UK housebuilder Berkeley has called on the government to make a cut in the tax on property transactions permanent, warning that the pandemic and Brexit still risked inflicting damage on a housing market that has so far emerged relatively unscathed from a year of economic turmoil.
The country’s homebuilders have been big winners from a reduction in stamp duty the government introduced in July to help the sector weather the economic disruption from the pandemic. However, the cut in the tax, which is paid by homebuyers, is due to expire in the spring.
“It’s proven that stamp duty is the most awful tax,” said Berkeley chief executive Rob Perrins. The holiday on the tax “should be indefinite”, he added.
The warning from Berkeley, which is a London-focused developer, came as the group forecast that its annual pre-tax profits would be about £500m, little changed from a year ago.
For the six months to the end of October, its pre-tax profits fell 16.6 per cent to £230.3m. The home builder’s revenues dropped 3.8 per cent to £895.9m, as it sold 1,104 homes in the period for an average price of £799,000.
Electrified by the reduction in stamp duty, and enjoying a surge of demand that had been pent-up during the spring lockdown, home sales and prices have climbed at record rates in recent months.
Under the Stamp Duty holiday, buyers are spared from paying tax on the first £500,000 of any home or land purchase. The previous threshold at which the tax kicked in was £125,000, or £300,000 for first-time buyers.
However, some fear the market will tumble in March when that holiday is set to end.
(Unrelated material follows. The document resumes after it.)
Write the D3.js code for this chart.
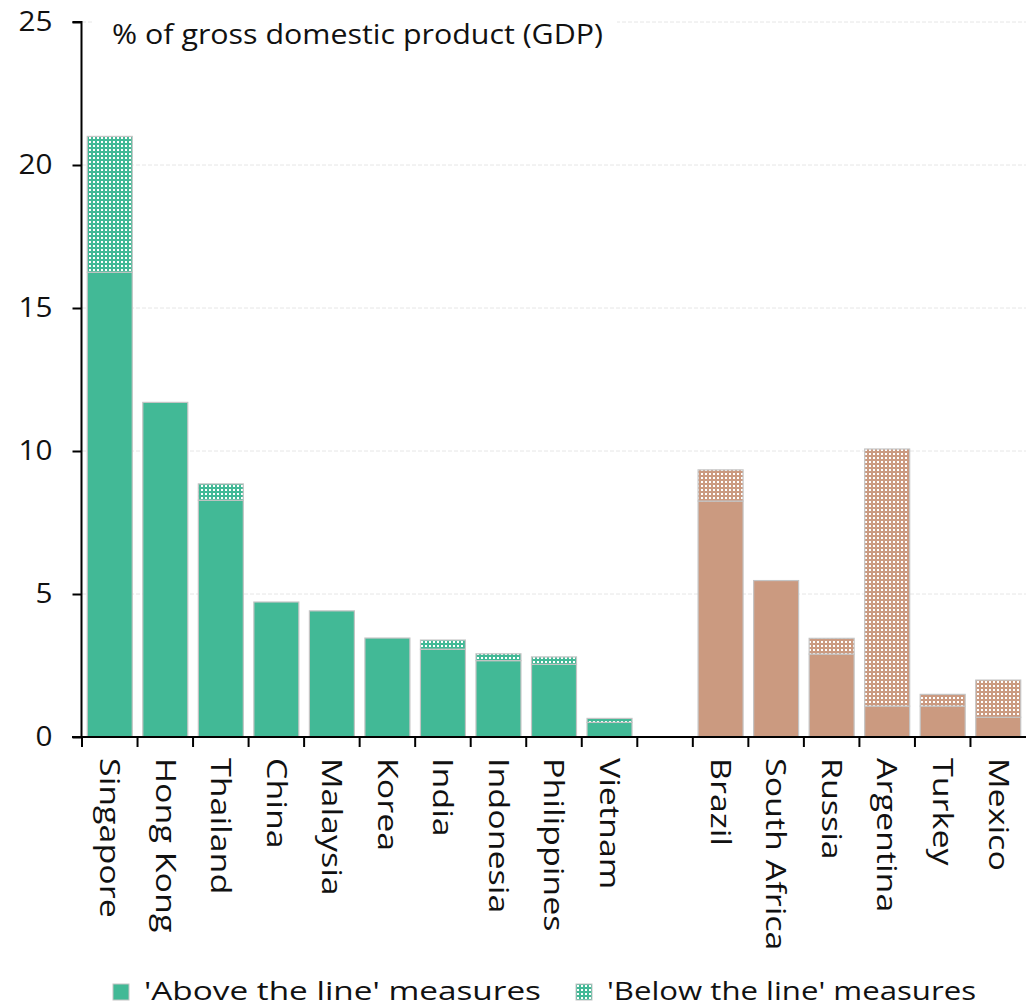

“The coming months will see further evidence of the impact of Covid-19 on the economy, including the impact of the second national lockdown and tapering of government support and stimuli,” Berkeley said on Friday.
The company is “very conscious of the cyclical nature of the housing market, the stability of which is closely linked to consumer sentiment”.
As well as continued fallout from coronavirus the market was likely to be hit by Brexit in the coming months, said Berkeley, which is working with its suppliers to mitigate the disruption.
Nonetheless, Berkeley reaffirmed that it would return £280m to shareholders this year.
Berkeley is being “sensibly cautious, not overly worried”, said Aynsley Lammin, an analyst at Canaccord Genuity, who added that the company’s net cash of £954m gave it some protection against a sharp downturn in the housing market.
Mr Perrins said the company remained committed to London, despite fears the pandemic would lead to an exodus from the UK capital as working from home allows people to seek larger, more affordable homes elsewhere.
Berkeley invested £400m in three London development sites during the period.
Tony Pidgley, Berkeley’s founder and regarded as one of the most astute readers of the London property market, died in June. He had been chairman of the company until his death aged 72.